Demand for accommodation aimed at some travel markets may return quicker than others, with implications for hotel cash flow. “With the uncertainty on when international travel will recover, a heavy dependence on foreign demand has now become a business risk,” says Penthida Srisawang, head of valuation and advisory services at CBRE in Thailand. “Local demand currently comprises a key group of customers that hotel operators need to consider longer term.”

Tim Gifford FRICS, head of CBRE Capital Advisors Latin America suggests that while “sun and sand” hotel trade will rally within 24 months, for corporate business travel, the recovery could take four years or more. “The hotel industry is debating whether there will be a permanent loss of 15-35% occupancy associated with corporate conventions. What will be completely lost to Zoom, and what percentage will come back?”

 

Balancing risk in leases

Some hotels are let on conventional leases at a fixed rent, while other operators pay rent to landlords on the basis of their business turnover, and there are also a variety of hybrid models that combine the two. In the pandemic haggling has intensified over the share of occupancy risk allotted to landlord and tenant. “We are seeing tenants moving to more of a fixed rent plus a variable rate lease structure. For landlords, looking at rental affordability against the underlying cash flow will be a key focus to ensure rents are sustainable in the future,” says Gardner.
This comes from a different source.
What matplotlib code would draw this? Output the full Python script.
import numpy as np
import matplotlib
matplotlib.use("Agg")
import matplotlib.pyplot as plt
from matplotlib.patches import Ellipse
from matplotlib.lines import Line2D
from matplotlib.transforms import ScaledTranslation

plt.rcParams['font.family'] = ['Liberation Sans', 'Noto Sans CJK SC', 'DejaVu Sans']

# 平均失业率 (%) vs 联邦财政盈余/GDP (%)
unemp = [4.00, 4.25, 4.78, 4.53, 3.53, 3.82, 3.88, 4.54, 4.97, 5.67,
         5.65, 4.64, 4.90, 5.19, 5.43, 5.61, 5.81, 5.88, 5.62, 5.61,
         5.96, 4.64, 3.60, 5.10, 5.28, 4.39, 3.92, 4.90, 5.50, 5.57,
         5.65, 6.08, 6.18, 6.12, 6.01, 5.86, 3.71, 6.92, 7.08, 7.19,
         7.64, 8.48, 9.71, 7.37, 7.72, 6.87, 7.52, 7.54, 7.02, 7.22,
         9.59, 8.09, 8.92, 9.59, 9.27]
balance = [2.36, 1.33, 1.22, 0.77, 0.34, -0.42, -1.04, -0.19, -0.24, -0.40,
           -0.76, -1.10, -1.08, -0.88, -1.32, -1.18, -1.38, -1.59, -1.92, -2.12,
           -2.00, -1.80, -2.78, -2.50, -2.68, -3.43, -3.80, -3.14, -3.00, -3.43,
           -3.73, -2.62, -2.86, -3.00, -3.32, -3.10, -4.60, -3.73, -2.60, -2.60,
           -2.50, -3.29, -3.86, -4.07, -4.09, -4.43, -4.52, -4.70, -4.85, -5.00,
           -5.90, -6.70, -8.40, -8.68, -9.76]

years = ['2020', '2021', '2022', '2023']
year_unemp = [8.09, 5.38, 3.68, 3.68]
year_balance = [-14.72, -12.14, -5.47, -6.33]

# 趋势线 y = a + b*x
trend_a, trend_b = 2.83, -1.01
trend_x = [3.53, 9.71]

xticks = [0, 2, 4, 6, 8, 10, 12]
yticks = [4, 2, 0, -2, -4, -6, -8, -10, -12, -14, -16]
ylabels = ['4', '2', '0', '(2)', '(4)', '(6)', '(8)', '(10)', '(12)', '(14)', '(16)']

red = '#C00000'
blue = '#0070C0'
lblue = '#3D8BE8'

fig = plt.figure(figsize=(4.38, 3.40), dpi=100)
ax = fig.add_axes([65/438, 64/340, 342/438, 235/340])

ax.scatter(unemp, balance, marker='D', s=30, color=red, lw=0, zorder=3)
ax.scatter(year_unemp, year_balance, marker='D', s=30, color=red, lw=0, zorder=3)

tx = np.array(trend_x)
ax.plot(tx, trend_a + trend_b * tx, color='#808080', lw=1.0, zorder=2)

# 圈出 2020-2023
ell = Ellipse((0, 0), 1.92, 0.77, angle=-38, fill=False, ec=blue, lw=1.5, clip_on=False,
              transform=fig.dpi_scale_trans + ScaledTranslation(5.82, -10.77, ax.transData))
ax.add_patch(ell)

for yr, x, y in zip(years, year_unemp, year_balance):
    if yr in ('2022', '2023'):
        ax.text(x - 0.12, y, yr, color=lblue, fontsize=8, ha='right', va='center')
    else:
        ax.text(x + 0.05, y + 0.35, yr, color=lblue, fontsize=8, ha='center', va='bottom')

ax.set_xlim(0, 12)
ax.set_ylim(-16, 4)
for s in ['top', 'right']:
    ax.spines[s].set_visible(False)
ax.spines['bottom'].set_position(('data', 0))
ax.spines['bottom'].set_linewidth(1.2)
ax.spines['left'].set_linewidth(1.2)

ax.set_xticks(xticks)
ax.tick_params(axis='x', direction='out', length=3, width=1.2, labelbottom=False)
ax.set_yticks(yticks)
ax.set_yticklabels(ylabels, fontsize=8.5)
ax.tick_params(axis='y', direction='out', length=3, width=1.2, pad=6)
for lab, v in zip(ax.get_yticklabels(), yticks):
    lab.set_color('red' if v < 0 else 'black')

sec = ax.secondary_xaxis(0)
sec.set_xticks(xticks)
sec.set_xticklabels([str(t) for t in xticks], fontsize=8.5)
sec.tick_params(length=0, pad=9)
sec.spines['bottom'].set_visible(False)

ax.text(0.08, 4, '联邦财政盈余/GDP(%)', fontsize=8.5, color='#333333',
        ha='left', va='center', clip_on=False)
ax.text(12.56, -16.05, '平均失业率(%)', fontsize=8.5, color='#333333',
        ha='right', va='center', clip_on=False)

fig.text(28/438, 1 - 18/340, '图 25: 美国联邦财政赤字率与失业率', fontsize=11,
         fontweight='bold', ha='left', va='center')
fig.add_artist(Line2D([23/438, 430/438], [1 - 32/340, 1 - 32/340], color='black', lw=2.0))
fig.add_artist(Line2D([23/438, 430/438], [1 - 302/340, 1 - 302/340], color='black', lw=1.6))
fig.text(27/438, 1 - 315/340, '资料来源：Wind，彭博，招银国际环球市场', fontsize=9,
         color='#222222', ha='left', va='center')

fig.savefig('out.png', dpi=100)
Most large hotel chains in Germany are still paying rent to their landlords on fixed-term leases, but many have negotiated short-term rental holidays to see them through the worst of the pandemic, says Andreas Röhr FRICS, executive director in JLL’s German valuation and transaction advisory team. “A valuer could easily model a rental holiday within a hotel’s predicted cash flow, although whether one is in place or not, they would still have to take into account the risk to the sustainability of the income in the longer term.”

Distressed pricing

Investment managers, often backed by opportunistic private equity money, are keeping an eye out for forced sales in the hotel sector, but to date they have been largely disappointed.

There is still a gap, however, between buyer and seller expectations on pricing, says Gardner. “Debt lending to buy hotels is scarce at the moment, and owners are holding unless they are forced to sell. We are expecting to see some distress but that has not come to market yet.”

In some countries, governments have adopted novel approaches to keep operators afloat. Keng Chiam Tan MRICS, head of valuation and advisory at Colliers International in Singapore, observes: “Government here has been quite creative, giving all adults SG$200  (£107) to go for a staycation. Probably 2-2.5 million people have spent that money. And COVID-19 cases are also being put into hotels.”

 

Food and beverage expected to bounce back

Consumers’ increased tendency to spend on experiences rather than goods was an important economic driver before the pandemic. That trend will re-establish after vaccines allow normal life to resume, predicts James Shorthouse FRICS, head of alternative markets at Colliers International in London. He points to the swift, if temporary, return to healthy trading for many UK outlets during the easing of restrictions last summer as evidence.

“There is no real substitute for going to a pub, restaurant or hotel - you can’t do that online. Most investors have been pricing in short-term loss of cash flow and a small discount related to the holding costs of licensed assets during that period. But there has not been a shift in overall confidence and yields that would affect the market when it starts operating normally.”